TraceVision: Trajectory-Aware Vision-Language Model for Human-Like Spatial Understanding
Fan Yang, Shurong Zheng, Hongyin Zhao, Yufei Zhan, Xin Li, Yousong Zhu, Chaoyang Zhao Ming Tang, Jinqiao Wang
TL;DR
TraceVision tackles the challenge of human-like spatial understanding in vision-language models by modeling continuous human attention trajectories and fusing them with visual and textual signals. It introduces a Trajectory-aware Visual Perception (TVP) module and a semantic-guided Douglas-Peucker trajectory simplification to enable precise region reasoning, grounded by the 320k-sample Reasoning-based Interactive Localized Narratives (RILN) dataset. A lightweight segmentation decoder and a three-stage training curriculum further empower trajectory-guided captioning, trajectory prediction, and grounded segmentation, achieving state-of-the-art results across image, video, and region-grounding tasks. The approach demonstrates strong efficiency and interpretability, paving the way for intuitive spatial interaction and human-aligned visual understanding in multimodal systems.
Abstract
Recent Large Vision-Language Models (LVLMs) demonstrate remarkable capabilities in image understanding and natural language generation. However, current approaches focus predominantly on global image understanding, struggling to simulate human visual attention trajectories and explain associations between descriptions and specific regions. We propose TraceVision, a unified vision-language model integrating trajectory-aware spatial understanding in an end-to-end framework. TraceVision employs a Trajectory-aware Visual Perception (TVP) module for bidirectional fusion of visual features and trajectory information. We design geometric simplification to extract semantic keypoints from raw trajectories and propose a three-stage training pipeline where trajectories guide description generation and region localization.
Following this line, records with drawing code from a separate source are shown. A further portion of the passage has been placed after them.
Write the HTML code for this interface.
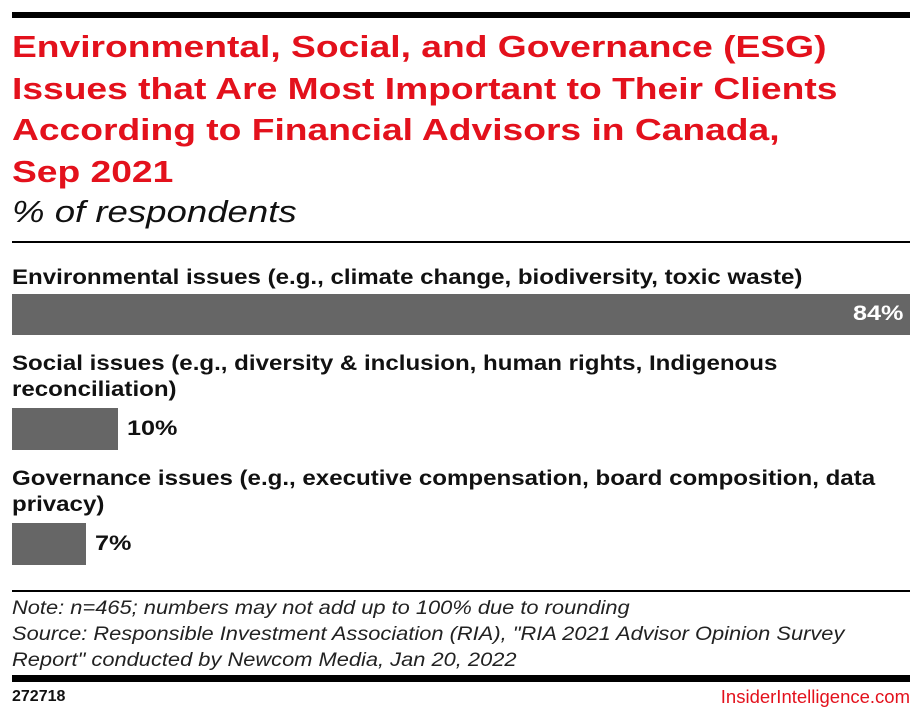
<!DOCTYPE html>
<html><head><style>
body{margin:0;width:922px;height:719px;background:#fff;font-family:"Liberation Sans",sans-serif;position:relative;overflow:hidden}
div{position:absolute;white-space:nowrap}
.t{left:12px;color:#e3111c;font-weight:bold;font-size:31px;line-height:41.5px;top:26px;transform:scaleX(1.2);transform-origin:left top}
.lab{left:12px;font-weight:bold;font-size:21.5px;line-height:26px;color:#111;transform:scaleX(1.12);transform-origin:left top}
.bar{background:#666;left:12px}
.v{font-weight:bold;font-size:21px;color:#111;transform:scaleX(1.2);transform-origin:left top}
.n{left:12px;font-style:italic;font-size:19px;line-height:26px;color:#222;transform:scaleX(1.15);transform-origin:left top}
</style></head><body>
<div style="left:12px;top:12px;width:898px;height:6px;background:#000"></div>
<div class="t">Environmental, Social, and Governance (ESG)<br>Issues that Are Most Important to Their Clients<br>According to Financial Advisors in Canada,<br>Sep 2021</div>
<div style="left:12px;top:194px;font-style:italic;font-size:31px;color:#111;transform:scaleX(1.18);transform-origin:left top">% of respondents</div>
<div style="left:12px;top:241px;width:898px;height:2px;background:#000"></div>
<div class="lab" style="top:264px">Environmental issues (e.g., climate change, biodiversity, toxic waste)</div>
<div class="bar" style="top:294px;width:898px;height:41px"></div>
<div class="v" style="left:853px;top:302px;color:#fff">84%</div>
<div class="lab" style="top:350px">Social issues (e.g., diversity &amp; inclusion, human rights, Indigenous<br>reconciliation)</div>
<div class="bar" style="top:408px;width:106px;height:42px"></div>
<div class="v" style="left:127px;top:417px">10%</div>
<div class="lab" style="top:465px">Governance issues (e.g., executive compensation, board composition, data<br>privacy)</div>
<div class="bar" style="top:523px;width:74px;height:42px"></div>
<div class="v" style="left:95px;top:532px">7%</div>
<div style="left:12px;top:590px;width:898px;height:2px;background:#000"></div>
<div class="n" style="top:596px">Note: n=465; numbers may not add up to 100% due to rounding<br>Source: Responsible Investment Association (RIA), "RIA 2021 Advisor Opinion Survey<br>Report" conducted by Newcom Media, Jan 20, 2022</div>
<div style="left:12px;top:675px;width:898px;height:7px;background:#000"></div>
<div style="left:12px;top:688px;font-weight:bold;font-size:16px;color:#111">272718</div>
<div style="right:12px;top:686px;font-size:18.5px;color:#e3111c">InsiderIntelligence.com</div>
</body></html>
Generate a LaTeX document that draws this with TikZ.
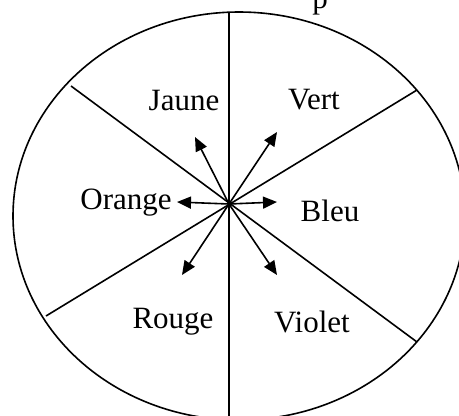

We extend TraceVision to trajectory-guided segmentation and video scene understanding, enabling cross-frame tracking and temporal attention analysis. We construct the Reasoning-based Interactive Localized Narratives (RILN) dataset to enhance logical reasoning and interpretability. Extensive experiments on trajectory-guided captioning, text-guided trajectory prediction, understanding, and segmentation demonstrate that TraceVision achieves state-of-the-art performance, establishing a foundation for intuitive spatial interaction and interpretable visual understanding.